Can be served hot or cold, with custard, cream or ice cream.
Treacle Scones
While we are on the Treacle Trail, try this variation of the traditional scone – lovely eaten warm with butter in winter.
Ingredients
8oz/225g plain flour
1½oz/38g butter
½ level teaspoon of each of the following:
Baking soda
Ground ginger
Ground mixed spice
Salt
Cream of tartar
Cinnamon
1 tablespoon caster sugar
1 rounded tablespoon treacle
Milk to mix
Method
Preheat the oven to gas mark 8/220ºC/450ºF and grease a baking tray.
Rub the butter into the flour, and then sift in all the remaining dry ingredients to make a mixture with a fine breadcrumb consistency.
Gently warm the treacle with two tablespoons of milk and then pour onto the dry ingredients, bringing the mixture together to make a soft dough, adding more milk if necessary.
Knead a little and then roll out on a floured board to about three-quarters of an inch thick.
Cut out circles (I like to use a cutter with a fluted edge), making about eight small scones. Reform any leftover dough to make a final one.
Put on the baking tray and bake for ten to fifteen minutes.
Cool on a wire rack.
Old English Jumbolls
Variations of this simple recipe (sometimes called Jumbles or Jumbells), go back to ancient times and were included in the very first British cookbooks, sometimes as a drop biscuit or, as here, a slightly firmer dough that can be shaped.
Ingredients
2½oz/62g caster sugar
2½oz/62g butter
1 egg, well beaten
5oz/150g plain flour
1oz/25g ground almonds.
Grated zest of an unwaxed lemon
Method
Preheat the oven to gas mark 4/180ºC/350ºF and grease a large baking tray.
Beat the butter and sugar till soft and fluffy and then beat in the egg.
Sift in the flour and stir in the ground almonds and lemon zest. Mix well to a soft dough.
Divide the dough into small balls and press flat onto the baking tray with two fingers, which makes a sort of ‘wave’ pattern. (This recipe also works if you press the dough into small madeleine moulds.)
Bake in the oven for 15–20 minutes, until pale golden brown at the edges.
Cool on a wire rack and then store in an airtight tin.
Sugar Mice
I’m sure the sugar mice for the Rhymers’ annual Mouse Hunt were made by Em the traditional way, using uncooked egg white for the fondant, but for this recipe I’ve simply combined icing sugar and Carnation evaporated milk.

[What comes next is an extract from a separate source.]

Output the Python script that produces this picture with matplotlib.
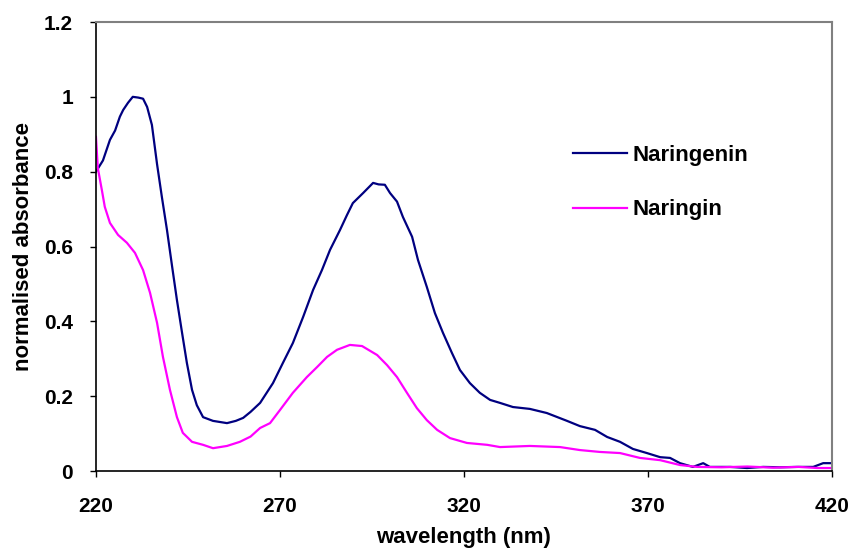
import matplotlib.pyplot as plt

plt.rcParams["font.family"] = ["Liberation Sans", "DejaVu Sans"]
plt.rcParams["font.weight"] = "bold"

# wavelength (nm) / normalised absorbance
naringenin_nm = [220, 221.9, 223.8, 225.2, 226.5, 227.4, 228.7, 230, 231.5, 232.8, 233.9,
                 235.2, 236.6, 237.9, 239.3, 240.7, 242, 243.4, 244.7, 246.1, 247.4,
                 249.1, 251.8, 255.6, 258, 260, 262, 264.6, 268.1, 270.8, 273.5, 276.3,
                 279, 281.4, 283.6, 286.3, 288.2, 289.8, 292.6, 295.3, 296.8, 298.5,
                 299.9, 301.8, 303.4, 305.9, 307.5, 309.9, 312.1, 314.3, 316.7, 318.9,
                 321.6, 324.3, 327.1, 329.8, 333.3, 337.9, 342.5, 348, 351.5, 355.6,
                 358.9, 362.4, 365.9, 369.7, 373.3, 376, 378.7, 382.2, 385, 386.8,
                 392.3, 396.9, 401.3, 405.9, 410.5, 414.9, 417.6, 420]
naringenin_abs = [0.80, 0.83, 0.885, 0.91, 0.947, 0.965, 0.984, 1.0, 0.998, 0.995, 0.973,
                  0.925, 0.82, 0.733, 0.644, 0.546, 0.457, 0.369, 0.289, 0.217, 0.176,
                  0.144, 0.134, 0.128, 0.134, 0.142, 0.158, 0.182, 0.235, 0.289, 0.342,
                  0.412, 0.484, 0.537, 0.591, 0.644, 0.684, 0.716, 0.743, 0.770, 0.766,
                  0.765, 0.743, 0.72, 0.679, 0.626, 0.564, 0.492, 0.422, 0.369, 0.316,
                  0.270, 0.235, 0.209, 0.19, 0.182, 0.171, 0.166, 0.155, 0.134, 0.120,
                  0.110, 0.091, 0.078, 0.059, 0.048, 0.037, 0.035, 0.021, 0.011, 0.021,
                  0.011, 0.011, 0.008, 0.011, 0.010, 0.011, 0.011, 0.021, 0.021]

naringin_nm = [220, 220.5, 221.6, 222.4, 223.8, 226, 228.4, 230.6, 232.8, 234.7, 236.6,
               238.2, 240.1, 242, 243.6, 246.1, 249.1, 251.8, 255.6, 259.1, 262, 264.6,
               267.3, 270, 273.5, 277.3, 280.1, 282.8, 285.5, 289, 292.3, 296.4, 299.1,
               301.8, 304.5, 307.2, 309.9, 312.7, 316.2, 320.8, 326.3, 329.8, 337.9,
               346.1, 351.5, 356.9, 362.4, 367.8, 373.3, 378.7, 383.3, 390, 397, 404,
               411, 416, 420]
naringin_abs = [0.893, 0.81, 0.751, 0.706, 0.663, 0.631, 0.610, 0.583, 0.537, 0.476, 0.396,
                0.305, 0.217, 0.144, 0.102, 0.078, 0.07, 0.061, 0.067, 0.078, 0.092, 0.115,
                0.128, 0.163, 0.209, 0.251, 0.278, 0.305, 0.324, 0.337, 0.334, 0.310, 0.283,
                0.251, 0.209, 0.168, 0.136, 0.11, 0.088, 0.075, 0.07, 0.064, 0.067,
                0.064, 0.056, 0.051, 0.048, 0.035, 0.029, 0.016, 0.011, 0.010, 0.012, 0.009,
                0.011, 0.008, 0.008]

x_ticks = [220, 270, 320, 370, 420]
y_ticks = [0, 0.2, 0.4, 0.6, 0.8, 1.0, 1.2]
y_tick_labels = ["0", "0.2", "0.4", "0.6", "0.8", "1", "1.2"]

fig = plt.figure(figsize=(8.53, 5.5), dpi=100)
ax = fig.add_axes([0.1125, 0.1436, 0.8629, 0.8164])

ax.plot(naringenin_nm, naringenin_abs, color="#000080", linewidth=1.6, label="Naringenin")
ax.plot(naringin_nm, naringin_abs, color="#FF00FF", linewidth=1.6, label="Naringin")

ax.set_xlim(220, 420)
ax.set_ylim(0, 1.2)
ax.set_xticks(x_ticks)
ax.set_yticks(y_ticks)
ax.set_yticklabels(y_tick_labels)
ax.tick_params(direction="out", length=4.5, width=1, labelsize=15)
ax.tick_params(axis="x", pad=14)
ax.tick_params(axis="y", pad=12)

for side in ("top", "right"):
    ax.spines[side].set_color("#808080")
    ax.spines[side].set_linewidth(1.5)
for side in ("left", "bottom"):
    ax.spines[side].set_color("black")
    ax.spines[side].set_linewidth(1.2)

ax.set_xlabel("wavelength (nm)", fontsize=16, fontweight="bold", labelpad=8)
ax.set_ylabel("normalised absorbance", fontsize=16, fontweight="bold", labelpad=7)

leg = ax.legend(loc="upper left", bbox_to_anchor=(0.648, 0.726), frameon=False,
                fontsize=16, handlelength=2.43, labelspacing=1.5, handletextpad=0.25,
                borderpad=0, borderaxespad=0)
for t in leg.get_texts():
    t.set_fontweight("bold")

fig.savefig("out.png", dpi=100)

Add a little liquid glycerine for a slightly softer fondant. I just form my mice by hand, but plastic and silicone mouse-shaped moulds are available.
Ingredients
6oz/175g icing sugar
A small tin of evaporated milk
Sugar balls for the eyes
Thin string for the tails
Food colouring, if desired
½ teaspoon of glycerine (optional)
Method
Put the icing sugar into a bowl and stir in the evaporated milk a spoonful at a time until you can form a fondant dough. If you overdo the milk, just add more sugar till you get the right consistency.
Divide up the dough and add a tiny drop of food colouring to each batch, kneading in well. I like to leave half my mice white and colour the rest pink.
On a board sprinkled with icing sugar, form the fondant into little pear shapes, pinching one end into a pointy nose and two small rounded ears. Press in little silver sugar balls for eyes.
For a traditional tail, pierce the back of the mouse with a skewer and then push in the end of a short piece of thin string.
Allow to dry and harden, then store in a box or tin lined with greaseproof paper till needed.